Police in Donetsk region undergoes  practical training on crime scene management

August 06, 2021

This week, the EU Advisory Mission (EUAM) team of criminal investigation experts delivered practical training in Mariupol. Representatives of investigation, operative, and patrol police units in the Donetsk region learned more about best European practices in crime scene management and crime scene protection, investigative interviewing using the PEACE model and searching for the relevant information in the open sources. Officers underwent different practical scenarios      where they could practice their new skills.

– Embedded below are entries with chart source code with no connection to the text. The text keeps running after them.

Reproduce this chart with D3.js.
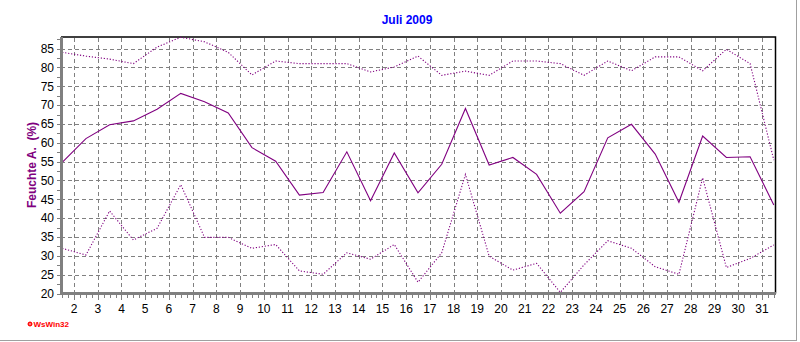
<!DOCTYPE html>
<html>
<head>
<meta charset="utf-8">
<script src="https://cdn.jsdelivr.net/npm/d3@7"></script>
<style>
  body { margin: 0; background: #fff; }
  svg { display: block; }
  text { font-family: "Liberation Sans", Arial, sans-serif; }
</style>
</head>
<body>
<div id="chart"></div>
<script>
// days of July 2009
var days = [1, 2, 3, 4, 5, 6, 7, 8, 9, 10, 11, 12, 13, 14, 15, 16, 17, 18, 19, 20,
  21, 22, 23, 24, 25, 26, 27, 28, 29, 30, 31];

// daily maximum humidity (%)
var maxValues = [84, 83, 82.2, 81, 85.4, 88, 86.8, 84, 78, 81.7, 81, 81, 81, 78.8, 80.1, 83,
  77.9, 79, 77.9, 81.7, 81.7, 81, 77.9, 81.7, 79.1, 82.8, 82.8, 79.1, 84.8, 81, 55.4];

// daily mean humidity (%)
var meanValues = [54.8, 61.1, 64.8, 65.8, 68.9, 73.1, 70.9, 67.9, 58.7, 55.1, 46.1, 46.8, 57.6,
  44.6, 57.3, 46.7, 54.3, 69.1, 54.1, 56.1, 51.6, 41.3, 47.0, 61.3, 64.9, 57.0, 44.2, 61.8,
  56.1, 56.3, 43.5];

// daily minimum humidity (%)
var minValues = [32.0, 30.2, 41.9, 34.2, 37.3, 48.9, 34.9, 34.9, 32.0, 33.0, 26.0, 25.1, 30.8,
  29.1, 33.0, 23.0, 30.8, 51.6, 29.9, 26.2, 28.0, 20.3, 27.6, 34.0, 32.0, 27.1, 25.1, 50.7,
  26.9, 29.3, 32.9];

// y tick labels
var yTicks = [20, 25, 30, 35, 40, 45, 50, 55, 60, 65, 70, 75, 80, 85];
// x tick labels (day gridlines)
var xTicks = [2, 3, 4, 5, 6, 7, 8, 9, 10, 11, 12, 13, 14, 15, 16, 17, 18, 19, 20, 21,
  22, 23, 24, 25, 26, 27, 28, 29, 30, 31];

var title = 'Juli 2009';
var yLabel = 'Feuchte A.  (%)';

var W = 800, H = 342;
var margin = { top: 36.5, right: 25, bottom: 48.5, left: 61 };
var lineColor = '#800080';

var svg = d3.select('#chart').append('svg')
  .attr('width', W)
  .attr('height', H);

// outer frame (right and bottom edge)
svg.append('line').attr('x1', W - 3.5).attr('x2', W - 3.5).attr('y1', 0).attr('y2', H - 1)
  .attr('stroke', '#a0a0a0').attr('stroke-width', 1);
svg.append('line').attr('x1', 0).attr('x2', W - 3).attr('y1', H - 1.5).attr('y2', H - 1.5)
  .attr('stroke', '#a0a0a0').attr('stroke-width', 1);

var x = d3.scaleLinear().domain([1.45, 31.55]).range([margin.left, W - margin.right]);
var y = d3.scaleLinear().domain([20, 88.2]).range([H - margin.bottom, margin.top]);

var x0 = x.range()[0], x1 = x.range()[1];
var y0 = y.range()[0], y1 = y.range()[1];

//dashed grid
var grid = svg.append('g').attr('stroke', '#808080').attr('stroke-dasharray', '4,3')
  .attr('stroke-width', 1).attr('shape-rendering', 'crispEdges');

grid.selectAll('line.h').data(yTicks.filter(function (d) { return d > 20; }))
  .enter().append('line')
  .attr('x1', x0).attr('x2', x1)
  .attr('y1', function (d) { return Math.round(y(d)) + 0.5; })
  .attr('y2', function (d) { return Math.round(y(d)) + 0.5; });

grid.selectAll('line.v').data(xTicks)
  .enter().append('line')
  .attr('y1', y0).attr('y2', y1)
  .attr('x1', function (d) { return Math.round(x(d)) + 0.5; })
  .attr('x2', function (d) { return Math.round(x(d)) + 0.5; });

// top and right frame
svg.append('path')
  .attr('d', 'M' + x0 + ',' + (y1 + 0.5) + 'H' + (x1 + 0.5) + 'V' + y0)
  .attr('fill', 'none').attr('stroke', '#000').attr('stroke-width', 1.5);

// series
var line = d3.line()
  .x(function (d, i) { return x(days[i] + 0.5); })
  .y(function (d) { return y(d); });

svg.append('path').datum(maxValues)
  .attr('d', line).attr('fill', 'none')
  .attr('stroke', lineColor).attr('stroke-width', 1.1).attr('stroke-dasharray', '1.2,1.8');

svg.append('path').datum(minValues)
  .attr('d', line).attr('fill', 'none')
  .attr('stroke', lineColor).attr('stroke-width', 1.1).attr('stroke-dasharray', '1.2,1.8');

svg.append('path').datum(meanValues)
  .attr('d', line).attr('fill', 'none')
  .attr('stroke', lineColor).attr('stroke-width', 1.1);

// y axis: gray bar with minor ticks
var yAxisG = svg.append('g').attr('shape-rendering', 'crispEdges');
var yMinor = d3.range(20, 88.2, 2.5);
yAxisG.selectAll('line.tick').data(yMinor).enter().append('line')
  .attr('x1', x0 - 4).attr('x2', x0)
  .attr('y1', function (d) { return Math.round(y(d)) + 0.5; })
  .attr('y2', function (d) { return Math.round(y(d)) + 0.5; })
  .attr('stroke', '#808080');
yAxisG.append('line')
  .attr('x1', x0).attr('x2', x0).attr('y1', y1).attr('y2', y0 + 1.5)
  .attr('stroke', '#808080').attr('stroke-width', 3);

yAxisG.selectAll('text').data(yTicks).enter().append('text')
  .attr('x', x0 - 7)
  .attr('y', function (d) { return y(d); })
  .attr('dy', '0.36em')
  .attr('text-anchor', 'end')
  .attr('font-size', '12px')
  .attr('fill', '#000')
  .text(function (d) { return d; });

// x axis: gray bar, ticks every 6 hours
var xAxisG = svg.append('g').attr('shape-rendering', 'crispEdges');
var xMinor = d3.range(1.5, 31.6, 0.25);
xAxisG.selectAll('line.tick').data(xMinor).enter().append('line')
  .attr('x1', function (d) { return Math.round(x(d)) + 0.5; })
  .attr('x2', function (d) { return Math.round(x(d)) + 0.5; })
  .attr('y1', y0)
  .attr('y2', function (d) { return y0 + (Math.abs(d - Math.round(d)) < 0.01 ? 6 : 4); })
  .attr('stroke', '#808080');
xAxisG.append('line')
  .attr('x1', x0 - 1.5).attr('x2', x1 + 1).attr('y1', y0).attr('y2', y0)
  .attr('stroke', '#808080').attr('stroke-width', 3);

xAxisG.selectAll('text').data(xTicks).enter().append('text')
  .attr('x', function (d) { return x(d); })
  .attr('y', y0 + 19)
  .attr('text-anchor', 'middle')
  .attr('font-size', '12px')
  .attr('fill', '#000')
  .text(function (d) { return d; });

// title
svg.append('text')
  .attr('x', 407).attr('y', 24)
  .attr('text-anchor', 'middle')
  .attr('font-size', '12px')
  .attr('font-weight', 'bold')
  .style('font-family', '"Liberation Sans Narrow", "Arial Narrow", "Liberation Sans", sans-serif')
  .attr('fill', '#0000ff')
  .text(title);

// y label
svg.append('text')
  .attr('transform', 'translate(36,' + 165 + ') rotate(-90)')
  .attr('text-anchor', 'middle')
  .attr('font-size', '12px')
  .attr('font-weight', 'bold')
  .style('white-space', 'pre')
  .attr('fill', lineColor)
  .text(yLabel);

// program logo
svg.append('circle').attr('cx', 30).attr('cy', 324).attr('r', 2)
  .attr('fill', '#ff0000').attr('stroke', '#ff0000').attr('stroke-width', 1);
svg.append('circle').attr('cx', 30).attr('cy', 324).attr('r', 0.8)
  .attr('fill', '#fff');
svg.append('text')
  .attr('x', 33.5).attr('y', 327)
  .attr('font-size', '8px')
  .attr('font-weight', 'bold')
  .attr('fill', '#ff0000')
  .text('WsWin32');
</script>
</body>
</html>
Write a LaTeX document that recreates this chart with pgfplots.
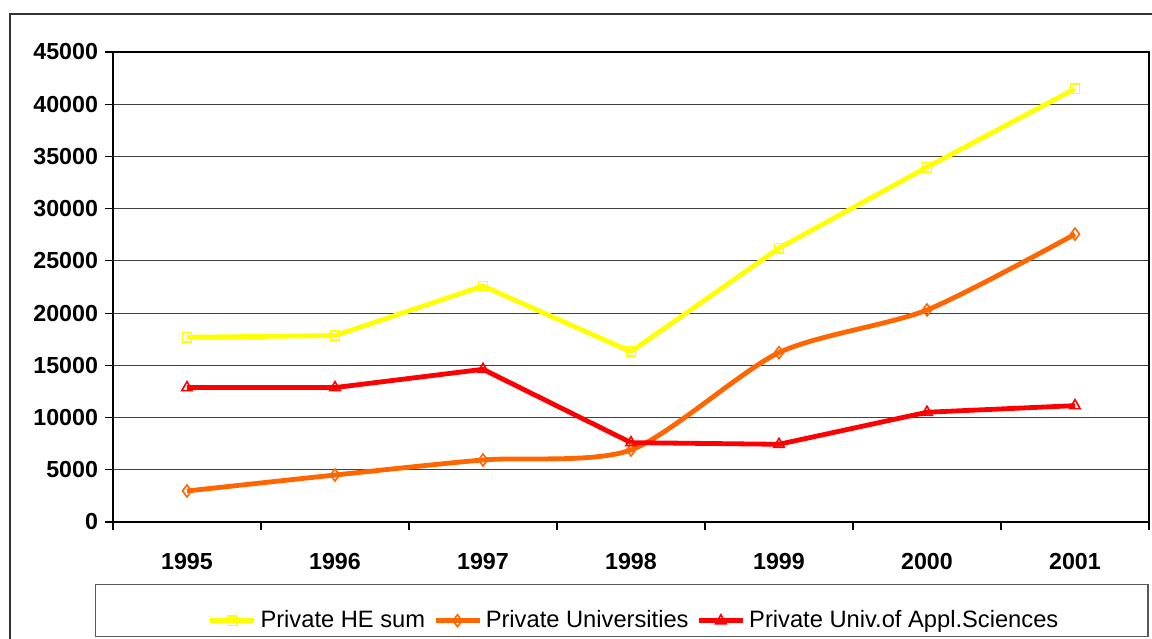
\documentclass[border=0pt]{standalone}
\usepackage{pgfplots}
\pgfplotsset{compat=1.18}
\usepackage{fontspec}
\setmainfont{Liberation Sans}
\definecolor{cyellow}{HTML}{FFFF00}
\definecolor{corange}{HTML}{FF6600}
\definecolor{cred}{HTML}{FF0000}
\begin{document}
\begin{tikzpicture}[x=1pt,y=1pt]
\useasboundingbox (0,0) rectangle (576,319);
\clip (0,0) rectangle (576,319);
\draw[black!80, line width=0.6pt] (5,312) rectangle (600,-20);
\draw[black!65, line width=0.6pt] (47.8,26.8) rectangle (574,0.7);
\begin{axis}[
  at={(56.5pt,58pt)}, anchor=south west,
  scale only axis, width=518pt, height=235pt,
  xmin=0, xmax=7, ymin=0, ymax=45000,
  xtick={0,...,7}, xticklabels={},
  extra x ticks={0.5,1.5,...,6.5},
  extra x tick labels={1995,1996,1997,1998,1999,2000,2001},
  extra x tick style={major tick length=0pt, grid=none,
     xticklabel style={anchor=base, yshift=-23.5pt}},
  ytick={0,5000,...,45000},
  tick pos=left, tick align=outside, major tick length=4pt,
  every tick/.style={black, line width=0.6pt},
  ymajorgrids, grid style={black!75, line width=0.5pt},
  axis line style={black, line width=0.8pt},
  scaled y ticks=false,
  yticklabel style={/pgf/number format/fixed, /pgf/number format/1000 sep={}},
  /pgf/number format/assume math mode=true,
  tick label style={font=\bfseries\fontsize{11.6}{13}\selectfont},
  legend columns=3,
  legend cell align=left,
  legend style={at={(0.504,-0.21)}, anchor=center, draw=none, fill=none,
    font=\fontsize{11.85}{14}\selectfont,
    /tikz/every even column/.append style={column sep=2pt}},
  legend image code/.code={\draw[mark repeat=2,mark phase=2] plot coordinates {(0cm,0cm)(0.385cm,0cm)(0.77cm,0cm)};},
]
\addplot[cyellow, line width=2.4pt, mark=square, mark size=2.3pt, mark options={line width=0.8pt, solid}]
  coordinates {(0.5,17690) (1.5,17850) (2.5,22600) (3.5,16310) (4.5,26220) (5.5,33970) (6.5,41480)};
\addlegendentry{Private HE sum}
\addplot[corange, line width=2.4pt, smooth, tension=0.45, mark=diamond, mark size=3pt, mark options={line width=0.8pt, solid}]
  coordinates {(0.5,2970) (1.5,4500) (2.5,5940) (3.5,6900) (4.5,16220) (5.5,20300) (6.5,27560)};
\addlegendentry{Private Universities}
\addplot[cred, line width=2.4pt, mark=triangle, mark size=3pt, mark options={line width=0.8pt, solid}]
  coordinates {(0.5,12870) (1.5,12870) (2.5,14620) (3.5,7600) (4.5,7440) (5.5,10510) (6.5,11140)};
\addlegendentry{Private Univ.of Appl.Sciences}
\end{axis}
\end{tikzpicture}
\end{document}
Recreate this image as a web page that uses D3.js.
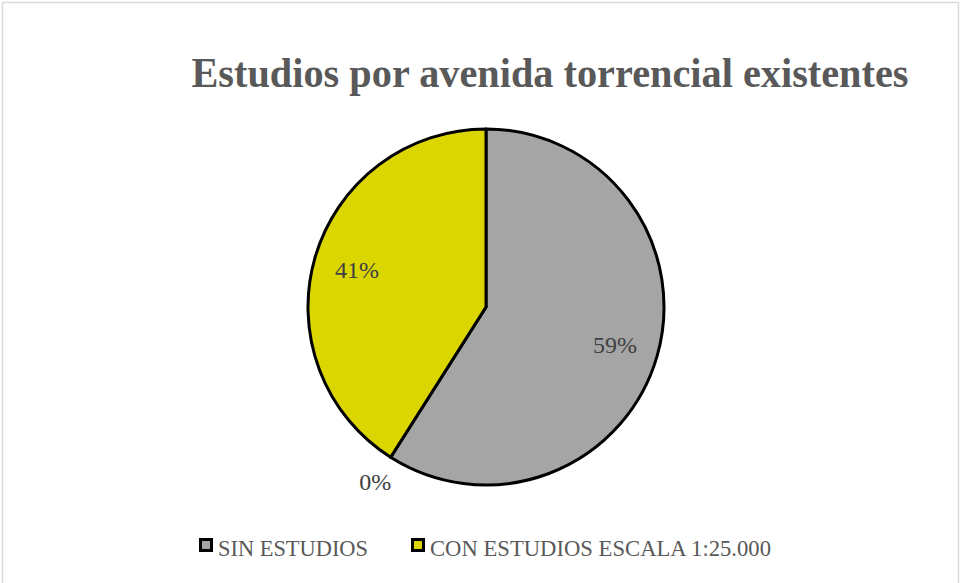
<!DOCTYPE html>
<html lang="es">
    <head>
        <meta charset="UTF-8" />
        <title>D3</title>
        <script src="https://d3js.org/d3.v7.min.js"></script>
        <style>
            body { margin: 0; background: #fff; }
            text { font-family: "Liberation Serif", "DejaVu Serif", serif; }
        </style>
    </head>
    <body>
        <div class="canvas"></div>
        <script>
            const categories = ["SIN ESTUDIOS", "", "CON ESTUDIOS ESCALA 1:25.000"];
            const values = [59, 0, 41];
            const colors = ["#a5a5a5", "#ffc000", "#dbd500"];
            const title = "Estudios por avenida torrencial existentes";

            const width = 960;
            const height = 583;
            const [cx, cy, r] = [486, 307, 178];

            const svg = d3
                .select(".canvas")
                .append("svg")
                .attr("width", width)
                .attr("height", height);

            // chart area border
            svg.append("rect")
                .attr("x", 2.5)
                .attr("y", 2.5)
                .attr("width", 956)
                .attr("height", 590)
                .attr("fill", "#fff")
                .attr("stroke", "#d9d9d9")
                .attr("stroke-width", 1.5);

            svg.append("text")
                .attr("x", 550)
                .attr("y", 87)
                .attr("text-anchor", "middle")
                .attr("fill", "#595959")
                .attr("font-weight", "bold")
                .attr("font-size", "42px")
                .attr("textLength", 717)
                .attr("lengthAdjust", "spacingAndGlyphs")
                .text(title);

            const data = categories.map((c, i) => ({ name: c, value: values[i], color: colors[i] }));

            const pie = d3.pie().sort(null).value((d) => d.value);
            const arcs = pie(data);

            const arc = d3.arc().innerRadius(0).outerRadius(r);
            const g = svg.append("g").attr("transform", `translate(${cx}, ${cy})`);

            g.selectAll("path")
                .data(arcs)
                .enter()
                .append("path")
                .attr("d", arc)
                .attr("fill", (d) => d.data.color)
                .attr("stroke", "#000")
                .attr("stroke-width", 3)
                .attr("stroke-linejoin", "round");

            const inLabel = d3.arc().innerRadius(r * 0.755).outerRadius(r * 0.755);
            const outLabel = d3.arc().innerRadius(r * 1.16).outerRadius(r * 1.16);
            const total = d3.sum(values);

            g.selectAll(".lbl")
                .data(arcs)
                .enter()
                .append("text")
                .attr("class", "lbl")
                .attr("transform", (d) => {
                    const p = d.value > 0 ? inLabel.centroid(d) : outLabel.centroid(d);
                    return `translate(${p[0]}, ${p[1]})`;
                })
                .attr("dy", "0.35em")
                .attr("text-anchor", "middle")
                .attr("fill", "#404040")
                .attr("font-size", "24px")
                .text((d) => Math.round((d.value / total) * 100) + "%");

            // legend
            const legendItems = data.filter((d) => d.name !== "");
            const legendX = [199, 411];
            const legendW = [150, 341];
            const legend = svg
                .selectAll(".legend")
                .data(legendItems)
                .enter()
                .append("g")
                .attr("transform", (d, i) => `translate(${legendX[i]}, 538)`);

            legend
                .append("rect")
                .attr("x", 1.5)
                .attr("y", 1.5)
                .attr("width", 11)
                .attr("height", 11)
                .attr("fill", (d) => d.color)
                .attr("stroke", "#000")
                .attr("stroke-width", 3);

            legend
                .append("text")
                .attr("x", 19)
                .attr("y", 18)
                .attr("fill", "#595959")
                .attr("font-size", "24px")
                .attr("textLength", (d, i) => legendW[i])
                .attr("lengthAdjust", "spacingAndGlyphs")
                .text((d) => d.name);
        </script>
    </body>
</html>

The PEACE Model of investigative interviewing was developed in the early 1990s as a collaborative effort between law enforcement and psychologists in England and Wales. This model takes a conversational, non-confrontational approach to getting information from an investigation interview subject. It was designed to reduce the number of false confessions   recorded due to overly aggressive interviewing tactics.

The PEACE model is an investigative interviewing method that comprises five  basic steps using the PEACE letters to prompt the different phase names of the interview life cycle. The first “P” phase represents ‘preparation and planning’ that includes reviewing the case and preparing an interview plan.  The second ‘E’ phase means ‘engage and explain’ that aims to set out the reasons or objectives for the interview. An introduction appropriate to the circumstances of the interview. A proper relationship should be formed between the interviewer and interviewee.

The third “A” phase represents ‘account clarification and challenge’ where the interviewing start the focus on the matter. It begins with an opening statement of the case detail and takes and develops an account of events.  The fourth “C” phase represents the ‘closure’ of the interview and ensures you have any statement, document or recording secured. 

Depending on the type of investigation, an interviewee statement may need to be signed to give the statement legal strength. The fifth and final “E” phase represents the ‘evaluation’ of the interview’s process and outcomes. The first consideration is whether the objectives of the interview were achieved. Decisions must then be made about whether any further interview is required.